— Information shown —
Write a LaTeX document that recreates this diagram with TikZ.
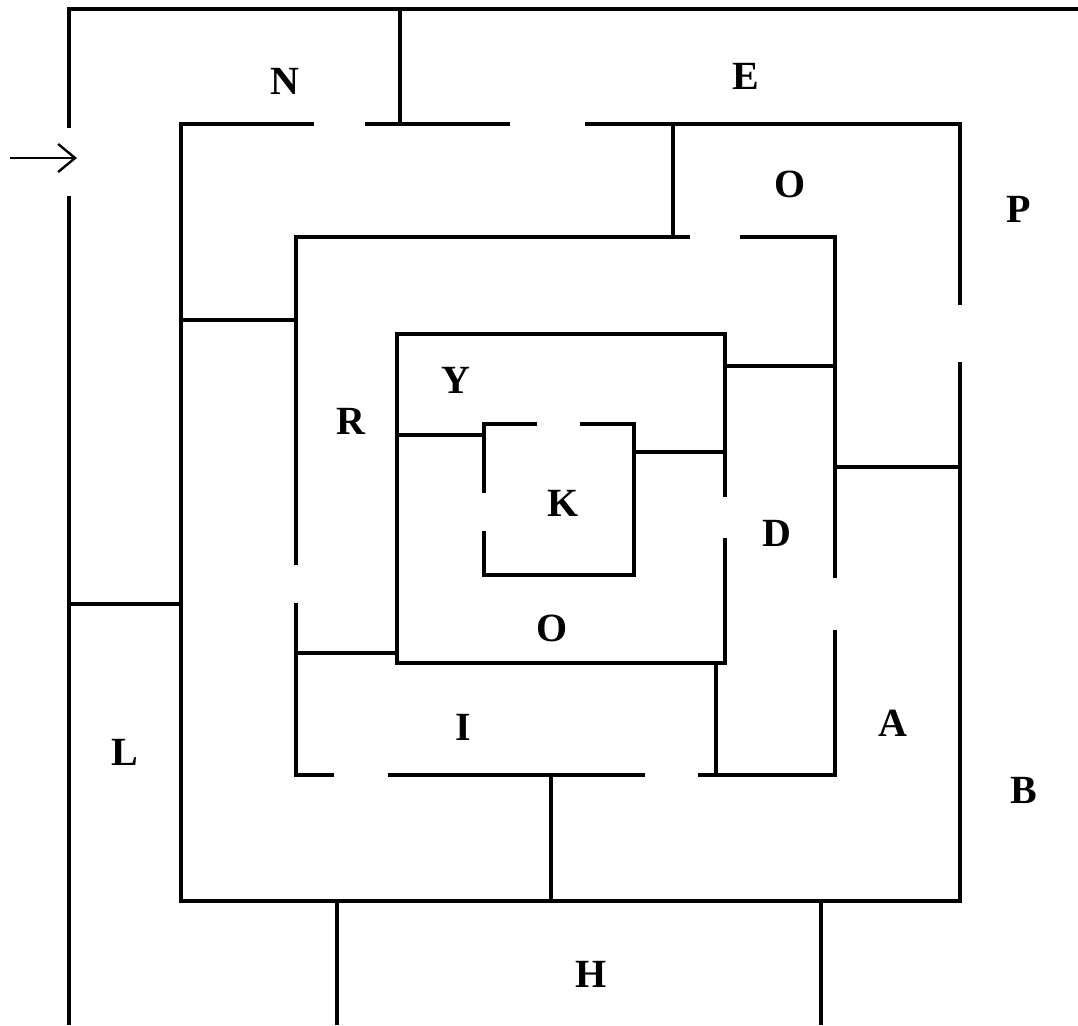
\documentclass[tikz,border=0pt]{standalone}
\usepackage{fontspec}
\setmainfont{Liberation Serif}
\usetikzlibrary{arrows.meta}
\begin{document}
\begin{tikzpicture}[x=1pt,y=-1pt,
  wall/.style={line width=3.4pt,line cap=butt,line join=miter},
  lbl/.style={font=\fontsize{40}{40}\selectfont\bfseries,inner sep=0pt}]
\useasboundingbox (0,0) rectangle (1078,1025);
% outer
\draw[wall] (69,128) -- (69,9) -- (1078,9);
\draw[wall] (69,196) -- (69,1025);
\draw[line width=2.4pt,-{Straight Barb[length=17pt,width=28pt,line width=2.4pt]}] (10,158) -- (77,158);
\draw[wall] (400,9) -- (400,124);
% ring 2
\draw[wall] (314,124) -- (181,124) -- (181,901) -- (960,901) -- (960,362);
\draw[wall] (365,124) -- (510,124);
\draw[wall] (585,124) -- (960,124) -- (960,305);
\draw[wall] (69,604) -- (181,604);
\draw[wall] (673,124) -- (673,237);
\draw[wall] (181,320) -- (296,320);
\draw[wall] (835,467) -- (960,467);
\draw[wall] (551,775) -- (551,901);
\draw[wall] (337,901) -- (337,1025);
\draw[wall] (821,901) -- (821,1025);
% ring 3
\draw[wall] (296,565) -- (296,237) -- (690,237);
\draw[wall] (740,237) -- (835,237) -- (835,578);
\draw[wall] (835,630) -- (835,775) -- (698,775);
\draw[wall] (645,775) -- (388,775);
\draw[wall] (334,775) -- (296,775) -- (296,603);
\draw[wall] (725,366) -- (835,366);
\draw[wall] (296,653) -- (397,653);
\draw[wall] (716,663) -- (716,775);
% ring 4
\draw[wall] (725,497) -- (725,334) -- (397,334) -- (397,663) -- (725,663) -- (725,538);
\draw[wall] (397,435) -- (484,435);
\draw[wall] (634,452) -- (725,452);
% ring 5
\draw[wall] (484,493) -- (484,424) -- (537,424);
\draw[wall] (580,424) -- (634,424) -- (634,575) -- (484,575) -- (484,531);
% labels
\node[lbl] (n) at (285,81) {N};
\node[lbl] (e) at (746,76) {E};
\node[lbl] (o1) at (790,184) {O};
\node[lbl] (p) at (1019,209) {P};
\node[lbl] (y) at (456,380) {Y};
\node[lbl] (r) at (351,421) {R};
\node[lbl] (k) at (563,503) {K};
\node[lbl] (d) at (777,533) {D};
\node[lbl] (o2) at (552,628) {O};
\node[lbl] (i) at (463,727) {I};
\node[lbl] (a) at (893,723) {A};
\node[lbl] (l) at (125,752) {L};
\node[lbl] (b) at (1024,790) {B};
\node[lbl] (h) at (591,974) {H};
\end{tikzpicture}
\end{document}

— Exercise objective —
Copy the whole listing above word for word but do not carry over the pictures.

— Full answer —
Write a LaTeX document that recreates this diagram with TikZ.
\documentclass[tikz,border=0pt]{standalone}
\usepackage{fontspec}
\setmainfont{Liberation Serif}
\usetikzlibrary{arrows.meta}
\begin{document}
\begin{tikzpicture}[x=1pt,y=-1pt,
  wall/.style={line width=3.4pt,line cap=butt,line join=miter},
  lbl/.style={font=\fontsize{40}{40}\selectfont\bfseries,inner sep=0pt}]
\useasboundingbox (0,0) rectangle (1078,1025);
% outer
\draw[wall] (69,128) -- (69,9) -- (1078,9);
\draw[wall] (69,196) -- (69,1025);
\draw[line width=2.4pt,-{Straight Barb[length=17pt,width=28pt,line width=2.4pt]}] (10,158) -- (77,158);
\draw[wall] (400,9) -- (400,124);
% ring 2
\draw[wall] (314,124) -- (181,124) -- (181,901) -- (960,901) -- (960,362);
\draw[wall] (365,124) -- (510,124);
\draw[wall] (585,124) -- (960,124) -- (960,305);
\draw[wall] (69,604) -- (181,604);
\draw[wall] (673,124) -- (673,237);
\draw[wall] (181,320) -- (296,320);
\draw[wall] (835,467) -- (960,467);
\draw[wall] (551,775) -- (551,901);
\draw[wall] (337,901) -- (337,1025);
\draw[wall] (821,901) -- (821,1025);
% ring 3
\draw[wall] (296,565) -- (296,237) -- (690,237);
\draw[wall] (740,237) -- (835,237) -- (835,578);
\draw[wall] (835,630) -- (835,775) -- (698,775);
\draw[wall] (645,775) -- (388,775);
\draw[wall] (334,775) -- (296,775) -- (296,603);
\draw[wall] (725,366) -- (835,366);
\draw[wall] (296,653) -- (397,653);
\draw[wall] (716,663) -- (716,775);
% ring 4
\draw[wall] (725,497) -- (725,334) -- (397,334) -- (397,663) -- (725,663) -- (725,538);
\draw[wall] (397,435) -- (484,435);
\draw[wall] (634,452) -- (725,452);
% ring 5
\draw[wall] (484,493) -- (484,424) -- (537,424);
\draw[wall] (580,424) -- (634,424) -- (634,575) -- (484,575) -- (484,531);
% labels
\node[lbl] (n) at (285,81) {N};
\node[lbl] (e) at (746,76) {E};
\node[lbl] (o1) at (790,184) {O};
\node[lbl] (p) at (1019,209) {P};
\node[lbl] (y) at (456,380) {Y};
\node[lbl] (r) at (351,421) {R};
\node[lbl] (k) at (563,503) {K};
\node[lbl] (d) at (777,533) {D};
\node[lbl] (o2) at (552,628) {O};
\node[lbl] (i) at (463,727) {I};
\node[lbl] (a) at (893,723) {A};
\node[lbl] (l) at (125,752) {L};
\node[lbl] (b) at (1024,790) {B};
\node[lbl] (h) at (591,974) {H};
\end{tikzpicture}
\end{document}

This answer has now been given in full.